Exercise instructions:
Set down the data below from its first line to the line holding "AREA_AUG23 = [5.6, 7.2, 5.6]", inclusive; omit all pictures.

Provided data:
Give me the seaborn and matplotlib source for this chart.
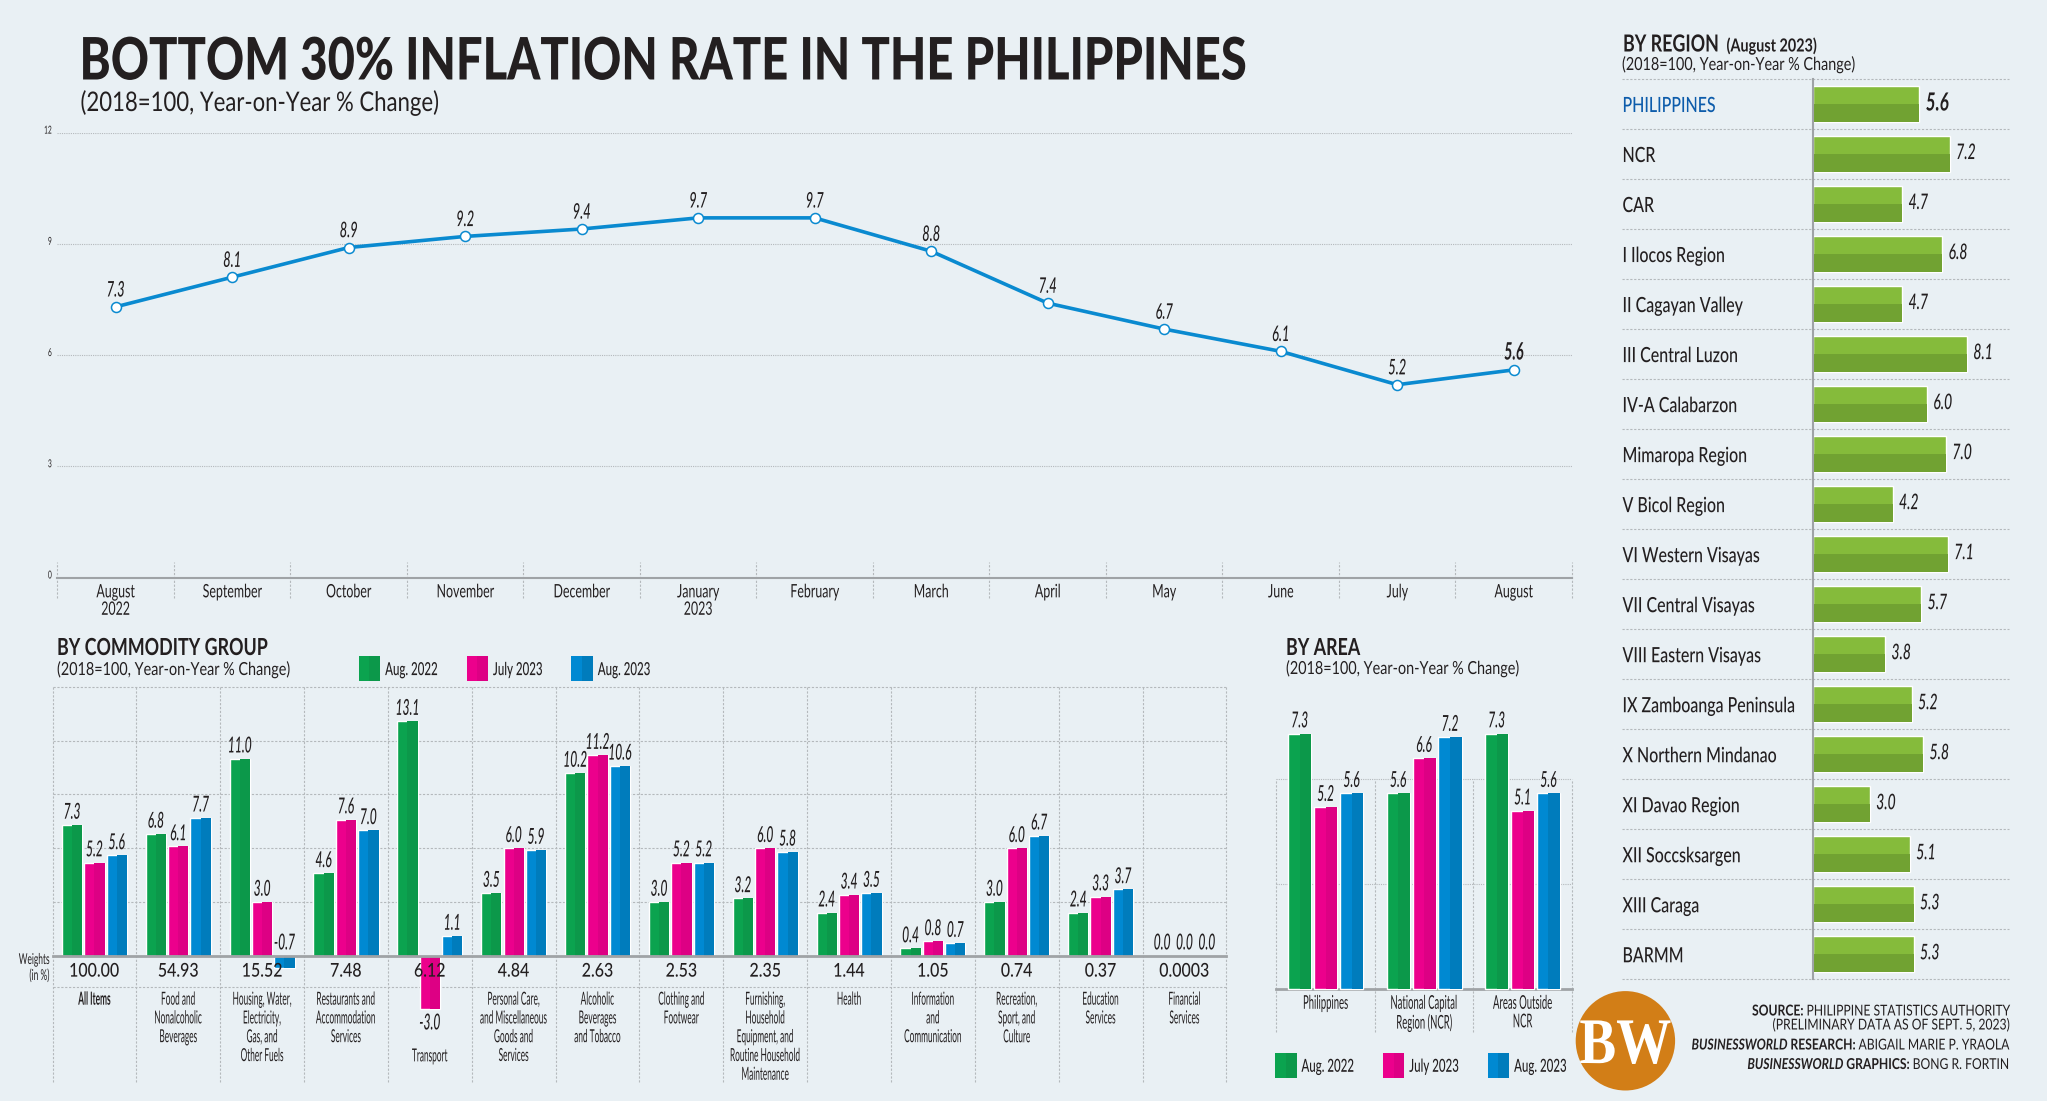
import matplotlib
matplotlib.use("Agg")
import matplotlib.pyplot as plt
import matplotlib.patheffects as pe
import matplotlib.transforms as mtrans
from matplotlib.legend_handler import HandlerTuple
from matplotlib.patches import Circle, Patch, Rectangle
import pandas as pd
import seaborn as sns

# ─── Data ────────────────────────────────────────────────────────────────────
MONTHS = ["August\n2022", "September", "October", "November", "December", "January\n2023",
          "February", "March", "April", "May", "June", "July", "August"]
RATES = [7.3, 8.1, 8.9, 9.2, 9.4, 9.7, 9.7, 8.8, 7.4, 6.7, 6.1, 5.2, 5.6]

SERIES = ["Aug. 2022", "July 2023", "Aug. 2023"]
GROUPS = ["All Items", "Food and\nNonalcoholic\nBeverages", "Housing, Water,\nElectricity,\nGas, and\nOther Fuels",
          "Restaurants and\nAccommodation\nServices", "Transport",
          "Personal Care,\nand Miscellaneous\nGoods and\nServices", "Alcoholic\nBeverages\nand Tobacco",
          "Clothing and\nFootwear", "Furnishing,\nHousehold\nEquipment, and\nRoutine Household\nMaintenance",
          "Health", "Information\nand\nCommunication", "Recreation,\nSport, and\nCulture",
          "Education\nServices", "Financial\nServices"]
WEIGHTS = ["100.00", "54.93", "15.52", "7.48", "6.12", "4.84", "2.63", "2.53", "2.35",
           "1.44", "1.05", "0.74", "0.37", "0.0003"]
GROUP_AUG22 = [7.3, 6.8, 11.0, 4.6, 13.1, 3.5, 10.2, 3.0, 3.2, 2.4, 0.4, 3.0, 2.4, 0.0]
GROUP_JUL23 = [5.2, 6.1, 3.0, 7.6, -3.0, 6.0, 11.2, 5.2, 6.0, 3.4, 0.8, 6.0, 3.3, 0.0]
GROUP_AUG23 = [5.6, 7.7, -0.7, 7.0, 1.1, 5.9, 10.6, 5.2, 5.8, 3.5, 0.7, 6.7, 3.7, 0.0]

AREAS = ["Philippines", "National Capital\nRegion (NCR)", "Areas Outside\nNCR"]
AREA_AUG22 = [7.3, 5.6, 7.3]
AREA_JUL23 = [5.2, 6.6, 5.1]
AREA_AUG23 = [5.6, 7.2, 5.6]

REGIONS = ["PHILIPPINES", "NCR", "CAR", "I Ilocos Region", "II Cagayan Valley", "III Central Luzon",
           "IV-A Calabarzon", "Mimaropa Region", "V Bicol Region", "VI Western Visayas",
           "VII Central Visayas", "VIII Eastern Visayas", "IX Zamboanga Peninsula",
           "X Northern Mindanao", "XI Davao Region", "XII Soccsksargen", "XIII Caraga", "BARMM"]
REGION_RATES = [5.6, 7.2, 4.7, 6.8, 4.7, 8.1, 6.0, 7.0, 4.2, 7.1, 5.7, 3.8, 5.2, 5.8, 3.0, 5.1, 5.3, 5.3]

# ─── Style ───────────────────────────────────────────────────────────────────
W, H = 2047, 1101
PX = 0.72  # font size in pixels -> points at dpi 100
BG, INK, GRID, AXIS = "#E9F0F4", "#231F20", "#B4B9BC", "#9FA3A6"
LINE_BLUE = "#0A8AD0"
LIGHT = ["#0BA34F", "#EC008C", "#0089D2"]
DARK = ["#0C984A", "#DD0084", "#007CBC"]
SUB = "(2018=100, Year-on-Year % Change)"

sns.set_theme(style="white")
plt.rcParams["font.family"] = ["Lato", "DejaVu Sans"]
plt.rcParams["text.color"] = INK

fig = plt.figure(figsize=(W / 100, H / 100), dpi=100, facecolor=BG)


class Tall(pe.AbstractPathEffect):
    """Stretch text upward from its baseline, the house font is a condensed cut."""
    def __init__(self, sy, drop=0):
        super().__init__()
        self.sy = sy
        self.drop = drop

    def draw_path(self, renderer, gc, tpath, affine, rgbFace=None):
        base = affine.transform((0, 0))[1]
        tall = affine + mtrans.Affine2D().translate(0, -base).scale(1, self.sy).translate(0, base - self.drop)
        renderer.draw_path(gc, tpath, tall, rgbFace)


def condense(t, size, sx):
    # size = height of the drawn font in px, sx = how narrow it comes out
    t.set_fontsize(size * sx * PX)
    t.set_path_effects([Tall(1 / sx)])
    return t


def axes_px(left, top, right, bottom):
    ax = fig.add_axes([left / W, 1 - bottom / H, (right - left) / W, (bottom - top) / H])
    ax.patch.set_alpha(0)
    return ax


def put(x, y, s, size, sx=1.0, ha="left", va="baseline", **kw):
    return condense(fig.text(x / W, 1 - y / H, s, ha=ha, va=va, **kw), size, sx)


def style_text(texts, size, sx, weight="normal"):
    for t in texts:
        t.set_color(INK)
        t.set_fontweight(weight)
        condense(t, size, sx)


def two_tone_columns(ax):
    # right half of every bar a shade darker
    for cont, dark in zip(ax.containers, DARK):
        for p in cont:
            ax.add_patch(Rectangle((p.get_x() + p.get_width() / 2, p.get_y()), p.get_width() / 2,
                                   p.get_height(), fc=dark, lw=0, zorder=p.get_zorder()))


def bar_values(ax, size, sx, pad):
    for cont in ax.containers:
        for ann in ax.bar_label(cont, fmt="%.1f", padding=pad, style="italic", weight="medium", zorder=6):
            condense(ann, size, sx)
            if ann.get_text() == "-0.7":
                ann.xy = (ann.xy[0], 0)
                ann.xyann = (0, pad)
                ann.set_va("bottom")
            elif ann.get_text() == "-3.0":
                ann.xyann = (0, -8)


def legend_px(ax, x, y, gap):
    handles = [(Patch(fc=a, lw=0), Patch(fc=b, lw=0)) for a, b in zip(LIGHT, DARK)]
    leg = ax.legend(handles, SERIES, handler_map={tuple: HandlerTuple(ndivide=None, pad=0)}, ncols=3,
                    frameon=False, loc="upper left", bbox_to_anchor=(x / W, 1 - y / H),
                    bbox_transform=fig.transFigure, borderpad=0, borderaxespad=0,
                    prop={"size": 11.5 * PX, "weight": "medium"},
                    handlelength=1.87, handleheight=3.03, handletextpad=0.43, columnspacing=gap)
    for t in leg.get_texts():
        t.set_path_effects([Tall(1 / 0.64, drop=3)])


# ─── Headline and line chart ─────────────────────────────────────────────────
put(79.5, 79.5, "BOTTOM 30% INFLATION RATE IN THE PHILIPPINES", 58.5, 0.806, weight="black")
put(80.5, 111, SUB, 27, 0.82)

ax = axes_px(57.4, 132.6, 1572, 577.5)
sns.lineplot(x=MONTHS, y=RATES, ax=ax, sort=False, errorbar=None, color=LINE_BLUE, linewidth=2.6,
             marker="o", markersize=7.2, markerfacecolor="white", markeredgecolor=LINE_BLUE,
             markeredgewidth=1.1, zorder=4)
ax.set_xlim(-0.5, 12.5)
ax.set_ylim(0, 12)
ax.set_yticks([0, 3, 6, 9, 12])
ax.grid(axis="y", color=GRID, ls=(0, (1, 1)), lw=0.8)
sns.despine(ax=ax, left=True)
ax.spines["bottom"].set_color(AXIS)
ax.spines["bottom"].set_linewidth(1.5)
ax.vlines([i - 0.5 for i in range(14)], -0.55, 0.42, color=GRID, ls=(0, (2, 1.5)), lw=0.8, clip_on=False)
ax.set_xticks(range(13), MONTHS, linespacing=1.15 / 0.67)
ax.tick_params(axis="x", length=0, pad=7.8)
ax.tick_params(axis="y", length=0, pad=4)
style_text(ax.get_xticklabels(), 18.5, 0.67)
style_text(ax.get_yticklabels(), 11, 0.6)
for t in ax.get_yticklabels():
    t.set_va("center")
    t.set_transform(t.get_transform() + mtrans.Affine2D().translate(0, 1.5))
for i, v in enumerate(RATES):
    last = i == len(RATES) - 1
    t = ax.annotate(f"{v:.1f}", (i, v), xytext=(0, 6), textcoords="offset points", ha="center", va="bottom",
                    style="italic", weight="bold" if last else "medium", zorder=6)
    condense(t, 24 if last else 21.5, 0.6)

# ─── By commodity group ──────────────────────────────────────────────────────
df = pd.DataFrame({"group": GROUPS, SERIES[0]: GROUP_AUG22, SERIES[1]: GROUP_JUL23, SERIES[2]: GROUP_AUG23})
df = df.melt(id_vars="group", var_name="period", value_name="rate")

ax = axes_px(52.5, 687, 1226.4, 1081.7)
sns.barplot(data=df, x="group", y="rate", hue="period", order=GROUPS, hue_order=SERIES, palette=LIGHT,
            saturation=1, width=0.8, gap=0.09, errorbar=None, legend=False, ax=ax, zorder=3)
two_tone_columns(ax)
ax.set_xlim(-0.5, 13.5)
ax.set_ylim(-7.04, 15)
ax.set_xlabel("")
ax.set_ylabel("")
ax.set_yticks([])
ax.hlines([3, 6, 9, 12, 15, -1.77], -0.5, 13.5, color=GRID, ls=(0, (2, 1.5)), lw=0.8, clip_on=False, zorder=1)
ax.vlines([i - 0.5 for i in range(15)], -7.04, 15, color=GRID, ls=(0, (2, 1.5)), lw=0.8, clip_on=False, zorder=1)
sns.despine(ax=ax, left=True)
ax.spines["bottom"].set_position(("data", 0))
ax.spines["bottom"].set_color(AXIS)
ax.spines["bottom"].set_linewidth(2)
ax.spines["bottom"].set_zorder(5)
ax.set_xticks(range(14), GROUPS, linespacing=1.36 / 0.46)
ax.tick_params(axis="x", length=0, pad=31)
style_text(ax.get_xticklabels(), 18, 0.46)
ax.get_xticklabels()[0].set_fontweight("bold")
# Transport sits under its negative bar
transport = ax.get_xticklabels()[GROUPS.index("Transport")]
transport.set_transform(transport.get_transform() + mtrans.Affine2D().translate(0, -56.7))
bar_values(ax, 22, 0.55, 3)
for i, w in enumerate(WEIGHTS):
    t = ax.text(i, -0.95, w, ha="center", va="center", weight="medium", zorder=7)
    condense(t, 19, 0.84)
legend_px(ax, 358.7, 656, 2.5)

put(57, 655, "BY COMMODITY GROUP", 23.5, 0.76, weight="bold")
put(57, 675, SUB, 18, 0.80)
put(49.5, 964, "Weights", 15, 0.56, ha="right")
put(49.5, 980, "(in %)", 15, 0.56, ha="right")

# ─── By area ─────────────────────────────────────────────────────────────────
df = pd.DataFrame({"area": AREAS, SERIES[0]: AREA_AUG22, SERIES[1]: AREA_JUL23, SERIES[2]: AREA_AUG23})
df = df.melt(id_vars="area", var_name="period", value_name="rate")

ax = axes_px(1276.4, 709, 1571.8, 1031.7)
sns.barplot(data=df, x="area", y="rate", hue="period", order=AREAS, hue_order=SERIES, palette=LIGHT,
            saturation=1, width=0.79, gap=0.11, errorbar=None, legend=False, ax=ax, zorder=3)
two_tone_columns(ax)
ax.set_xlim(-0.5, 2.5)
ax.set_ylim(-1.21, 8)
ax.set_xlabel("")
ax.set_ylabel("")
ax.set_yticks([])
ax.hlines([3, 6], -0.5, 2.5, color=GRID, ls=(0, (1, 1)), lw=0.8, zorder=1)
ax.vlines([i - 0.5 for i in range(4)], -1.21, 6, color=GRID, ls=(0, (2, 1.5)), lw=0.8, clip_on=False, zorder=1)
sns.despine(ax=ax, left=True)
ax.spines["bottom"].set_position(("data", 0))
ax.spines["bottom"].set_color(AXIS)
ax.spines["bottom"].set_linewidth(2)
ax.set_xticks(range(3), AREAS, linespacing=1.18 / 0.5)
ax.tick_params(axis="x", length=0, pad=9)
style_text(ax.get_xticklabels(), 19, 0.5)
bar_values(ax, 22, 0.55, 3)
legend_px(ax, 1275, 1052.7, 2.5)

put(1286, 655, "BY AREA", 23.5, 0.76, weight="bold")
put(1286, 674, SUB, 18, 0.80)

# ─── By region ───────────────────────────────────────────────────────────────
ax = axes_px(1621.7, 79, 2009, 979.3)
sns.barplot(x=REGION_RATES, y=REGIONS, orient="y", color="#85BB3B", saturation=1, width=0.714,
            errorbar=None, ax=ax, zorder=3)
for p in ax.containers[0]:
    # lower half of the bar is darker
    ax.add_patch(Rectangle((p.get_x(), p.get_y() + p.get_height() / 2), p.get_width(), p.get_height() / 2,
                           fc="#71A232", lw=0, zorder=3))
ax.set_xlim(-10.03, 10.30)
ax.set_ylim(17.5, -0.5)
ax.set_xticks([])
ax.set_xlabel("")
ax.set_ylabel("")
ax.hlines([i - 0.5 for i in range(19)], -10.03, 10.30, color=GRID, ls=(0, (2, 1.5)), lw=0.8, clip_on=False, zorder=1)
sns.despine(ax=ax, bottom=True)
ax.spines["left"].set_position(("data", 0))
ax.spines["left"].set_color(AXIS)
ax.spines["left"].set_linewidth(1.5)
ax.spines["left"].set_zorder(5)
ax.tick_params(axis="y", length=0, pad=137)
style_text(ax.get_yticklabels(), 21, 0.76, weight="medium")
for t in ax.get_yticklabels():
    t.set_ha("left")
    t.set_va("center_baseline")
    t.set_transform(t.get_transform() + mtrans.Affine2D().translate(0, -2.5))
ax.get_yticklabels()[0].set_color("#0D5CAB")
for ann in ax.bar_label(ax.containers[0], fmt="%.1f", padding=4.5, style="italic", weight="medium", zorder=6):
    condense(ann, 21.5, 0.65)
    ann.set_va("center_baseline")
first = ax.texts[0]
condense(first, 25, 0.68)
first.set_fontweight("bold")

put(1623, 51.5, "BY REGION", 23.5, 0.76, weight="bold")
put(1726.5, 51.5, "(August 2023)", 18, 0.80, weight="bold")
put(1622, 70, SUB, 18, 0.80)

# ─── Logo and credits ────────────────────────────────────────────────────────
fig.add_artist(Circle((1625.4, H - 1040.8), 49.7, fc="#D27E17", lw=0, transform=mtrans.IdentityTransform()))
put(1625.4, 1063, "BW", 65, 0.85, ha="center", family=["Liberation Serif", "DejaVu Serif"], weight="bold", color="white")


def credit(y, runs, size=15, sx=0.81, x=2009.4):
    # right aligned line made of bold, italic and plain runs
    renderer = fig.canvas.get_renderer()
    for s, weight, style in reversed(runs):
        t = put(x, y, s, size, sx, ha="right", weight=weight, style=style)
        x -= t.get_window_extent(renderer).width + 3


credit(1015.5, [("SOURCE:", "bold", "normal"), ("PHILIPPINE STATISTICS AUTHORITY", "normal", "normal")])
credit(1029.5, [("(PRELIMINARY DATA AS OF SEPT. 5, 2023)", "normal", "normal")])
credit(1049.5, [("BUSINESSWORLD", "bold", "italic"), ("RESEARCH:", "bold", "normal"),
                ("ABIGAIL MARIE P. YRAOLA", "normal", "normal")])
credit(1069, [("BUSINESSWORLD", "bold", "italic"), ("GRAPHICS:", "bold", "normal"),
              ("BONG R. FORTIN", "normal", "normal")])

fig.savefig("out.png", dpi=100)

Complete response:
Give me the seaborn and matplotlib source for this chart.
import matplotlib
matplotlib.use("Agg")
import matplotlib.pyplot as plt
import matplotlib.patheffects as pe
import matplotlib.transforms as mtrans
from matplotlib.legend_handler import HandlerTuple
from matplotlib.patches import Circle, Patch, Rectangle
import pandas as pd
import seaborn as sns

# ─── Data ────────────────────────────────────────────────────────────────────
MONTHS = ["August\n2022", "September", "October", "November", "December", "January\n2023",
          "February", "March", "April", "May", "June", "July", "August"]
RATES = [7.3, 8.1, 8.9, 9.2, 9.4, 9.7, 9.7, 8.8, 7.4, 6.7, 6.1, 5.2, 5.6]

SERIES = ["Aug. 2022", "July 2023", "Aug. 2023"]
GROUPS = ["All Items", "Food and\nNonalcoholic\nBeverages", "Housing, Water,\nElectricity,\nGas, and\nOther Fuels",
          "Restaurants and\nAccommodation\nServices", "Transport",
          "Personal Care,\nand Miscellaneous\nGoods and\nServices", "Alcoholic\nBeverages\nand Tobacco",
          "Clothing and\nFootwear", "Furnishing,\nHousehold\nEquipment, and\nRoutine Household\nMaintenance",
          "Health", "Information\nand\nCommunication", "Recreation,\nSport, and\nCulture",
          "Education\nServices", "Financial\nServices"]
WEIGHTS = ["100.00", "54.93", "15.52", "7.48", "6.12", "4.84", "2.63", "2.53", "2.35",
           "1.44", "1.05", "0.74", "0.37", "0.0003"]
GROUP_AUG22 = [7.3, 6.8, 11.0, 4.6, 13.1, 3.5, 10.2, 3.0, 3.2, 2.4, 0.4, 3.0, 2.4, 0.0]
GROUP_JUL23 = [5.2, 6.1, 3.0, 7.6, -3.0, 6.0, 11.2, 5.2, 6.0, 3.4, 0.8, 6.0, 3.3, 0.0]
GROUP_AUG23 = [5.6, 7.7, -0.7, 7.0, 1.1, 5.9, 10.6, 5.2, 5.8, 3.5, 0.7, 6.7, 3.7, 0.0]

AREAS = ["Philippines", "National Capital\nRegion (NCR)", "Areas Outside\nNCR"]
AREA_AUG22 = [7.3, 5.6, 7.3]
AREA_JUL23 = [5.2, 6.6, 5.1]
AREA_AUG23 = [5.6, 7.2, 5.6]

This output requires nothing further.